Glencore’s regard of South32 – which will own aluminium, silver, thermal coal, manganese and nickel operations along with the Dendrobium, Appin and West Cliff longwall mines in the Illawarra region – is not questioned.
“Glasenberg’s interest in the South32 assets is already well documented – he was kicking the tyres on some of them before the Big Australian opted for a float instead of running a series of separate trade sales,” the newspaper claimed.
According to Bloomberg, Glasenberg told reporters in September that South32 had a “good set of assets”.
James Santo, an equity sales specialist at broker Aviate, believed the South32 assets could be worth more outside the BHP portfolio.

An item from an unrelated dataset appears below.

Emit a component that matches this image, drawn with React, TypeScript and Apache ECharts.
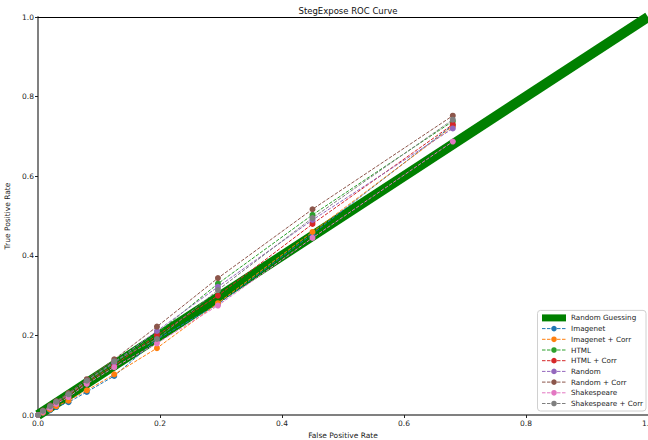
import React, { useEffect, useRef } from "react";
import * as echarts from "echarts";

const fpr = [0, 0.008, 0.02, 0.03, 0.05, 0.08, 0.125, 0.195, 0.295, 0.45, 0.68];

const seriesNames = [
  "Imagenet",
  "Imagenet + Corr",
  "HTML",
  "HTML + Corr",
  "Random",
  "Random + Corr",
  "Shakespeare",
  "Shakespeare + Corr",
];

const seriesColors = ["#1f77b4", "#ff7f0e", "#2ca02c", "#d62728", "#9467bd", "#8c564b", "#e377c2", "#7f7f7f"];

const imagenet = [0, 0.005, 0.012, 0.02, 0.032, 0.058, 0.098, 0.19, 0.278, 0.455, 0.728];
const imagenetCorr = [0, 0.006, 0.014, 0.022, 0.036, 0.062, 0.102, 0.168, 0.281, 0.46, 0.725];
const html = [0, 0.01, 0.022, 0.033, 0.052, 0.085, 0.13, 0.205, 0.33, 0.503, 0.738];
const htmlCorr = [0, 0.009, 0.02, 0.03, 0.05, 0.082, 0.125, 0.2, 0.3, 0.48, 0.73];
const random = [0, 0.01, 0.021, 0.032, 0.052, 0.086, 0.132, 0.211, 0.322, 0.49, 0.72];
const randomCorr = [0, 0.011, 0.024, 0.035, 0.055, 0.09, 0.14, 0.222, 0.344, 0.517, 0.752];
const shakespeare = [0, 0.008, 0.018, 0.028, 0.045, 0.078, 0.12, 0.18, 0.275, 0.445, 0.687];
const shakespeareCorr = [0, 0.01, 0.022, 0.033, 0.052, 0.086, 0.135, 0.191, 0.314, 0.495, 0.742];

const tprValues = [imagenet, imagenetCorr, html, htmlCorr, random, randomCorr, shakespeare, shakespeareCorr];

const guessX = [0, 1];
const guessY = [0, 1];

const FONT = "DejaVu Sans";

export default function App() {
  const ref = useRef<HTMLDivElement>(null);
  useEffect(() => {
    if (!ref.current) return;
    const chart = echarts.init(ref.current, null, { renderer: "svg" });
    const axisLabel = {
      fontSize: 7.5,
      color: "#222",
      fontFamily: FONT,
      margin: 4,
      formatter: (v: number) => v.toFixed(1),
    };
    const series: any[] = [
      {
        name: "Random Guessing",
        type: "line",
        data: guessX.map((x, i) => [x, guessY[i]]),
        symbol: "none",
        lineStyle: { color: "#008000", width: 10 },
        itemStyle: { color: "#008000" },
        z: 1,
      },
    ];
    seriesNames.forEach((name, i) => {
      series.push({
        name,
        type: "line",
        data: fpr.map((x, j) => [x, tprValues[i][j]]),
        symbol: "circle",
        symbolSize: 6,
        lineStyle: { color: seriesColors[i], width: 1, type: [3.5, 1.5] },
        itemStyle: { color: seriesColors[i] },
        z: 2 + i,
      });
    });
    chart.setOption({
      animation: false,
      backgroundColor: "#fff",
      title: {
        text: "StegExpose ROC Curve",
        left: 343,
        top: 1,
        textAlign: "center",
        textStyle: { fontSize: 8.5, fontWeight: "normal", color: "#111", fontFamily: FONT },
      },
      grid: { left: 38, right: 0, top: 17, bottom: 25, containLabel: false, outerBoundsMode: "none" },
      legend: {
        orient: "vertical",
        right: 2,
        bottom: 29,
        itemWidth: 24,
        itemHeight: 7,
        itemGap: 3.7,
        padding: [4, 3, 4, 4],
        backgroundColor: "#fff",
        borderColor: "#d0d0d0",
        borderWidth: 1,
        borderRadius: 3,
        textStyle: { fontSize: 7.2, color: "#222", fontFamily: FONT, lineHeight: 7 },
        lineStyle: { width: 1 },
        data: [
          { name: "Random Guessing", icon: "rect" },
          ...seriesNames.map((n) => ({ name: n })),
        ],
      },
      xAxis: [
        {
          type: "value",
          min: 0,
          max: 1,
          interval: 0.2,
          name: "False Positive Rate",
          nameLocation: "middle",
          nameGap: 14,
          nameTextStyle: { fontSize: 7.5, color: "#222", fontFamily: FONT },
          axisLine: { lineStyle: { color: "#808080", width: 2 } },
          axisTick: { show: true, length: 3, lineStyle: { color: "#222" } },
          axisLabel,
          splitLine: { show: false },
        },
        {
          type: "value",
          position: "top",
          min: 0,
          max: 1,
          axisLine: { show: true, lineStyle: { color: "#000", width: 1 } },
          axisTick: { show: false },
          axisLabel: { show: false },
          splitLine: { show: false },
        },
      ],
      yAxis: {
        type: "value",
        min: 0,
        max: 1,
        interval: 0.2,
        name: "True Positive Rate",
        nameLocation: "middle",
        nameGap: 20,
        nameTextStyle: { fontSize: 7.5, color: "#222", fontFamily: FONT },
        axisLine: { show: true, lineStyle: { color: "#808080", width: 2 } },
        axisTick: { show: true, length: 3, lineStyle: { color: "#222" } },
        axisLabel,
        splitLine: { show: false },
      },
      series,
    });
    return () => chart.dispose();
  }, []);
  return <div ref={ref} style={{ position: "absolute", left: 0, top: 0, width: 648, height: 440 }} />;
}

“Particularly in the hands of someone like Glencore, who are already dominant in all of the core commodities that South32 produces,” he told the newswire.
While Glencore has a zeal for achieving operational efficiencies, with management claiming it had added $240 million of net present value to the vast Clermont mine within 14 months of acquiring from Rio, Gait flagged that Glencore could also decide to shut down the less favourable South32 assets.
“You could be buying it to take the best portions of the asset base, and shutter in the rest of it,” he told the Australian Financial Review.
"Which would be the typical consolidation play. If you were absorbing South32’s coal portfolio, you might look at how you would take production out of the market.”
The X2 Resources mining venture, headed up by former Xstrata CEO Mick Davis and Xstrata chief financial officer Trevor Reid, is also tipped to be a possible suitor for South32.
Glencore, BHP Billiton and X2 have all declined to comment on possible South32 takeover interest.